Another factor used to grade the quality of an EEPROM device is its ability to retain data. Since non-volatile EEPROMs store information by storing charge on an electrically isolated piece of semiconductor material, if the isolation is lost, or even just reduced, charge can leak out of the floating gate, resulting in loss of the data stored. The isolation is typically achieved using oxides of the semiconductor material (e.g. silicon dioxide), and any defect in this oxide can result in the aforementioned charge leakage. It is to be noted that it is the effect of erasing at high voltage that partly results in this oxide layer degradation.
Speed of electrical switching, especially in semiconductor devices, is a function of the impedance of the switching part. If the impedance is high, the speed of switching is low, whilst when the impedance is low, the speed of switching is high. This means that it is desirable to have a low read driver impedance to enable fast read access times to these EEPROM devices.

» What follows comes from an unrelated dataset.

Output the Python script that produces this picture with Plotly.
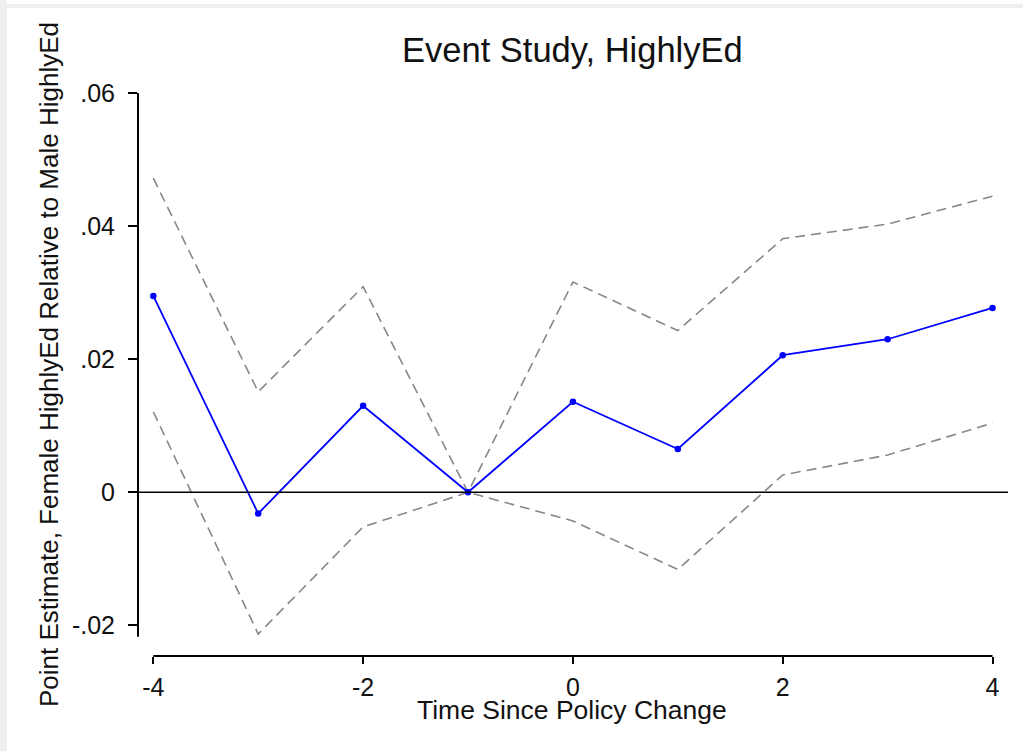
import plotly.graph_objects as go

# ---- data ----
periods = [-4, -3, -2, -1, 0, 1, 2, 3, 4]
point_est = [0.0295, -0.0032, 0.0130, 0.0, 0.0136, 0.0065, 0.0206, 0.0230, 0.0277]
ci_upper = [0.0472, 0.0151, 0.0309, 0.0, 0.0316, 0.0243, 0.0381, 0.0403, 0.0445]
ci_lower = [0.0121, -0.0213, -0.0052, 0.0, -0.0043, -0.0116, 0.0026, 0.0056, 0.0104]
x_ticks = [-4, -2, 0, 2, 4]
x_tick_labels = ["-4", "-2", "0", "2", "4"]
y_ticks = [-0.02, 0, 0.02, 0.04, 0.06]
y_tick_labels = ["-.02", "0", ".02", ".04", ".06"]

title_text = "Event Study, HighlyEd"
x_title = "Time Since Policy Change"
y_title = "Point Estimate, Female HighlyEd Relative to Male HighlyEd"

W, H = 1023, 751
ML, MR, MT, MB = 138, 15, 93, 95
PW, PH = W - ML - MR, H - MT - MB


def px(xp):
    return (xp - ML) / PW


def py(yp):
    return (H - MB - yp) / PH


FONT = "Liberation Sans, Arial, sans-serif"
TXT = "#111111"

fig = go.Figure()
fig.add_trace(go.Scatter(x=periods, y=ci_upper, mode="lines",
                         line=dict(color="#878787", width=1.6, dash="10px,6px"),
                         showlegend=False, hoverinfo="skip"))
fig.add_trace(go.Scatter(x=periods, y=ci_lower, mode="lines",
                         line=dict(color="#878787", width=1.6, dash="10px,6px"),
                         showlegend=False, hoverinfo="skip"))
fig.add_trace(go.Scatter(x=periods, y=point_est, mode="lines+markers",
                         line=dict(color="#0000ff", width=1.8),
                         marker=dict(color="#0000ff", size=6.5),
                         showlegend=False))

shapes = [
    # outer light frame
    dict(type="rect", xref="paper", yref="paper", x0=px(0), x1=px(7), y0=py(751), y1=py(0),
         fillcolor="#efefef", line=dict(width=0), layer="below"),
    dict(type="rect", xref="paper", yref="paper", x0=px(0), x1=px(1023), y0=py(8), y1=py(4),
         fillcolor="#efefef", line=dict(width=0), layer="below"),
    # y axis line
    dict(type="line", xref="paper", yref="y", x0=0, x1=0, y0=-0.0217, y1=0.06,
         line=dict(color="black", width=2)),
    # x axis line
    dict(type="line", xref="x", yref="paper", x0=-4, x1=4, y0=0, y1=0,
         line=dict(color="black", width=2)),
    # zero line
    dict(type="line", xref="paper", yref="y", x0=0, x1=1, y0=0, y1=0,
         line=dict(color="black", width=1.5)),
]

annotations = [
    dict(text=title_text, xref="paper", yref="paper", x=px(572.5), y=py(50),
         xanchor="center", yanchor="middle", showarrow=False,
         font=dict(family=FONT, size=34.5, color=TXT)),
    dict(text=x_title, xref="paper", yref="paper", x=px(571.5), y=py(710),
         xanchor="center", yanchor="middle", showarrow=False,
         font=dict(family=FONT, size=26.5, color=TXT)),
    dict(text=y_title, xref="paper", yref="paper", x=px(49), y=py(365),
         xanchor="center", yanchor="middle", showarrow=False, textangle=-90,
         font=dict(family=FONT, size=26, color=TXT)),
]

fig.update_layout(
    width=W, height=H,
    margin=dict(l=ML, r=MR, t=MT, b=MB),
    paper_bgcolor="white", plot_bgcolor="white",
    shapes=shapes, annotations=annotations,
    font=dict(family=FONT, size=25, color=TXT),
    xaxis=dict(range=[-4 - 15.3 / 104.9, 4 + 15.5 / 104.9], tickvals=x_ticks,
               ticktext=x_tick_labels, ticks="outside", ticklen=7, tickwidth=2,
               tickcolor="black", showgrid=False, zeroline=False, showline=False,
               ticklabelstandoff=2, tickfont=dict(size=25, color=TXT)),
    yaxis=dict(range=[0.06 - PH / 6655.0, 0.06], tickvals=y_ticks,
               ticktext=y_tick_labels, ticks="outside", ticklen=9, tickwidth=2,
               tickcolor="black", showgrid=False, zeroline=False, showline=False,
               ticklabelstandoff=8, tickfont=dict(size=25, color=TXT)),
)

fig.write_html("out.html")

Wordline drivers influence the performance of a non-volatile memory device in two major areas. The first is read access time. Wordline drivers need to be fast to be able to charge up/discharge the wordlines for read operations. The second is that wordline drivers are operated at high voltages for the erase operation, so they need to be robust with respect to transistor wear out (via degradation of the insulation layer that isolates the floating gate from the rest of the bitcell).
Existing wordline driver circuits often combine the output transistor of the wordline driver so that it can drive all three required levels, i.e. the levels required for reading, programming and erasing the bitcells. This requires switched supplies, which compromise the impedance of the read select driver and hence the read access time.
Additionally, prior art wordline driver circuits use current biased zener stacks for wordline voltage generation during program (as the supply to the above described single driver) which limits ProgFF disturb margin on the one side or programmability on the other side. Note, during program only some of the bitcells are meant to be changed from erased to programmed state in order to achieve the desired memory pattern. However, bitcells on the same wordline see the same high voltage used for programming, which may endanger their present state. Their immunity to withstand the high voltage used to program other bitcells on the same wordline is called ProgFF disturb margin.
Also, such circuits do not have protection against bitline voltages that are too low, and they have to rely on the programmed bitcell to avoid column disturb. Moreover, such circuit techniques typically use special devices (for example, memory cells with accessible floating gates), which are difficult to port to different fabrication processes.
In essence, the prior art suffers a trade off between speed of read access time versus erase endurance, resulting in one or other of them being satisfied at the expense of the other.
Accordingly, it would be desirable to provide a wordline driver for a non-volatile memory device that improves endurance and data retention of the memory device and can also provide a reduced read impedance to improve read access times.